# Is this pigeon an Iranian toughie tumbler



## conoka1 (Oct 23, 2017)

Hi I am new to this form and new to pigeon world, I bought this pair of Iranian Toghie tumblers but I have red that they should have the color around the neck and chest but I am not sure about the female. can anyone confirm if this is truly a Iranian Toghie tumbler or something else. 

thank you.
[url]https://drive.google.com/file/d/0Bx8r9mK-j-saZUZkTEVZYnk0OXM/view?usp=sharing[/url]

[url]https://drive.google.com/file/d/0Bx8r9mK-j-saZ0hmYTB1RzRLTTg/view?usp=sharing[/url] 
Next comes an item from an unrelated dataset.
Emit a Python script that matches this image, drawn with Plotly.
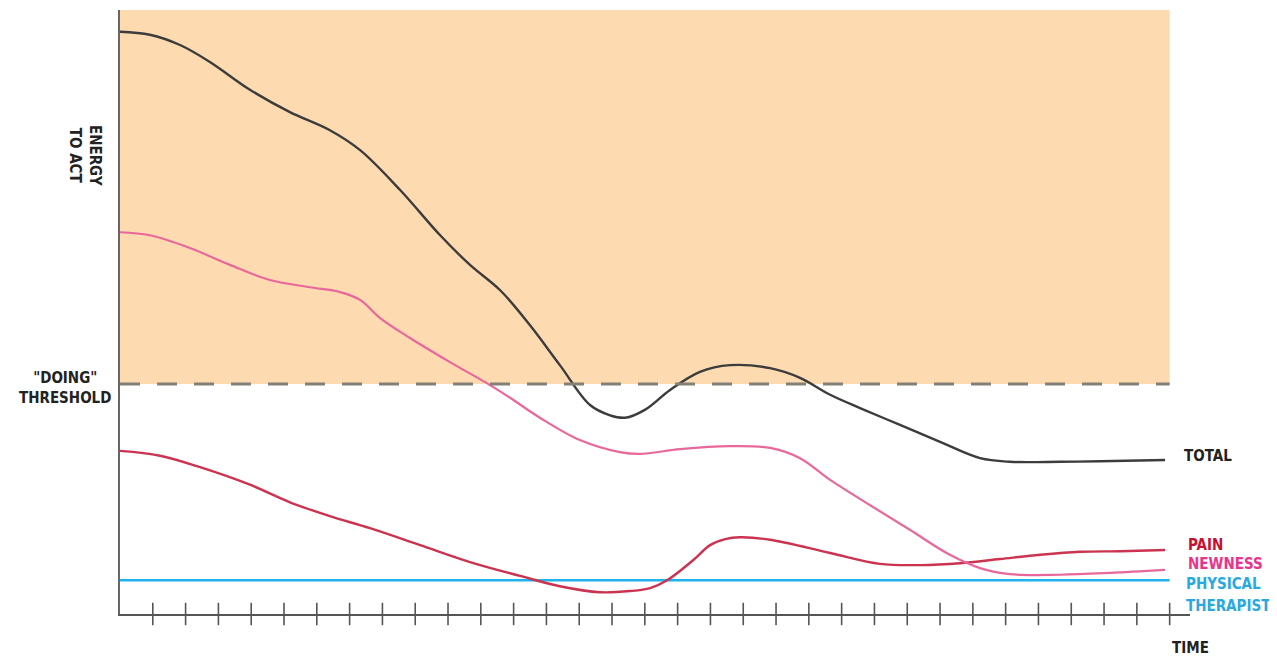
import plotly.graph_objects as go

# Time axis ticks
tick_positions = list(range(1, 33))

# Threshold and background band (energy units 0..100)
threshold = 38.1
band_end = 32.0

total_t = [0, 0.91, 1.83, 2.74, 3.96, 5.18, 6.40, 7.32, 8.54, 9.76, 10.67, 11.59, 12.5, 13.41, 14.33,
           14.94, 15.40, 16.0, 16.77, 17.68, 18.6, 19.82, 20.73, 21.65, 22.56, 23.78, 25.0, 26.22,
           27.13, 28.66, 29.88, 31.86]
total_e = [96.4, 95.9, 94.2, 91.4, 86.8, 83.1, 80.1, 76.8, 70.2, 62.7, 57.8, 53.6, 47.8, 41.2, 34.6,
           32.9, 32.5, 33.8, 37.1, 40.1, 41.2, 40.7, 39.1, 36.3, 34.1, 31.3, 28.5, 25.8,
           25.2, 25.2, 25.3, 25.5]

newness_t = [0, 0.91, 2.13, 3.35, 4.57, 5.79, 6.71, 7.32, 7.93, 8.84, 10.06, 11.28, 11.89, 12.80,
             14.02, 15.24, 15.85, 17.07, 18.6, 19.82, 20.73, 21.65, 22.87, 24.09, 25.30, 26.22,
             27.13, 28.66, 30.18, 31.86]
newness_e = [63.2, 62.7, 60.6, 57.8, 55.3, 54.1, 53.3, 52.0, 49.0, 45.7, 41.7, 37.9, 35.8, 32.5,
             28.8, 26.8, 26.5, 27.3, 27.8, 27.5, 25.8, 22.2, 18.0, 13.9, 9.8, 7.6,
             6.6, 6.5, 6.8, 7.3]

pain_t = [0, 1.22, 2.44, 3.96, 5.18, 6.40, 7.62, 9.15, 10.67, 12.2, 13.41, 14.63, 15.55, 16.16,
          16.68, 17.47, 17.99, 18.45, 18.9, 19.82, 21.65, 23.17, 24.39, 25.61, 26.83, 28.05, 29.27,
          30.49, 31.86]
pain_e = [27.0, 26.2, 24.3, 21.4, 18.5, 16.2, 14.2, 11.4, 8.6, 6.3, 4.6, 3.6, 3.8, 4.3,
          5.6, 8.9, 11.4, 12.4, 12.7, 12.3, 10.1, 8.3, 8.1, 8.4, 9.1, 9.8, 10.3,
          10.4, 10.6]

pt_t = [0, 32.0]
pt_e = [5.6, 5.6]

FONT = "Liberation Sans Narrow, DejaVu Sans Condensed, Arial Narrow, sans-serif"

fig = go.Figure()

fig.add_shape(type="rect", x0=0, x1=band_end, y0=threshold, y1=100, xref="x", yref="y",
              fillcolor="#fddab0", line=dict(width=0), layer="below")
fig.add_shape(type="line", x0=0, x1=band_end, y0=threshold, y1=threshold, xref="x", yref="y",
              line=dict(color="#858075", width=3, dash="20px,17px"), layer="above")

line_kw = dict(mode="lines", line_shape="spline", hoverinfo="skip", showlegend=False)
fig.add_trace(go.Scatter(x=pt_t, y=pt_e, line=dict(color="#1cb4ea", width=2.4), **line_kw))
fig.add_trace(go.Scatter(x=pain_t, y=pain_e, line=dict(color="#cc3350", width=2.4, smoothing=1), **line_kw))
fig.add_trace(go.Scatter(x=newness_t, y=newness_e, line=dict(color="#e8689c", width=2.2, smoothing=1), **line_kw))
fig.add_trace(go.Scatter(x=total_t, y=total_e, line=dict(color="#3c3c3c", width=2.4, smoothing=1), **line_kw))

# crossing tick marks on time axis
fig.add_trace(go.Scatter(x=tick_positions, y=[0] * len(tick_positions), mode="markers",
                         marker=dict(symbol="line-ns", size=16, line=dict(color="#555555", width=1.6)),
                         cliponaxis=False, hoverinfo="skip", showlegend=False))

ann = []
def lab(text, x, y, color, xanchor="left", textangle=0, xref="paper", align="left"):
    ann.append(dict(text=text, x=x, y=y, xref=xref, yref="paper", showarrow=False,
                    xanchor=xanchor, yanchor="middle", textangle=textangle, align=align,
                    font=dict(family=FONT, size=15, color=color, weight="bold")))

lab("TOTAL", 0.9925, 0.2616, "#222222")
lab("PAIN", 0.9967, 0.114, "#c8102e")
lab("NEWNESS", 0.9958, 0.0828, "#e8348a")
lab("PHYSICAL", 0.9944, 0.0497, "#2aa8e0")
lab("THERAPIST", 0.9944, 0.0132, "#2aa8e0")
lab("TIME", 1.0, -0.0563, "#222222", xanchor="center")
lab("ENERGY<br>TO ACT", -0.0327, 0.76, "#222222", xanchor="center", textangle=90, align="center")
lab("\"DOING\"<br>THRESHOLD", -0.0514, 0.374, "#222222", xanchor="center", align="center")
fig.update_layout(annotations=ann)

# page places the figure 8px from the top-left corner
fig.update_layout(
    width=1269, height=651,
    margin=dict(l=112, r=87, t=2, b=45),
    paper_bgcolor="white", plot_bgcolor="white",
    xaxis=dict(range=[0, 32.62], showgrid=False, zeroline=False, showticklabels=False,
               showline=True, linecolor="#555555", linewidth=2, ticks=""),
    yaxis=dict(range=[0, 100], showgrid=False, zeroline=False, showticklabels=False,
               showline=True, linecolor="#666666", linewidth=2, ticks=""),
)

fig.write_html("out.html")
[url]https://drive.google.com/file/d/0Bx8r9mK-j-saQzRTVTFFZ2tieFU/view?usp=sharing[/url]


----------



## SRSeedBurners (Jul 22, 2015)

They don't look like it to me. My understanding of the breed is they have vests. I call them dinner vests. Spelled 'Toghie' - do a google on that spelling and you'll see other examples.


My breeding pair:


----------



## conoka1 (Oct 23, 2017)

Thank you for replying, the male (second picture) can pass as one, but I am not sure about the female, do you recommend I replace the hen? 
I blame auto correction on that spelling haha.


----------



## SRSeedBurners (Jul 22, 2015)

I don't see any Toghie's in your pics.

Toghies


----------



## conoka1 (Oct 23, 2017)

my bad apparently they are Russian krasnodar tumblers. I uploaded more pics 

https://drive.google.com/file/d/0Bx8r9mK-j-saQnhQRXFyMThBYzQ/view?usp=sharing
https://drive.google.com/file/d/0Bx8r9mK-j-saTnlZeDRlMlE5Y1E/view?usp=sharing
https://drive.google.com/file/d/0Bx8r9mK-j-saRk1qOUVNcUo5OEU/view?usp=sharing
https://drive.google.com/file/d/0Bx8r9mK-j-saVlhQTHY5WFA0bUk/view?usp=sharing

thank you


----------



## SRSeedBurners (Jul 22, 2015)

Pretty birds. Looks like you have some Pakistani Highflyers in that last photo too.


----------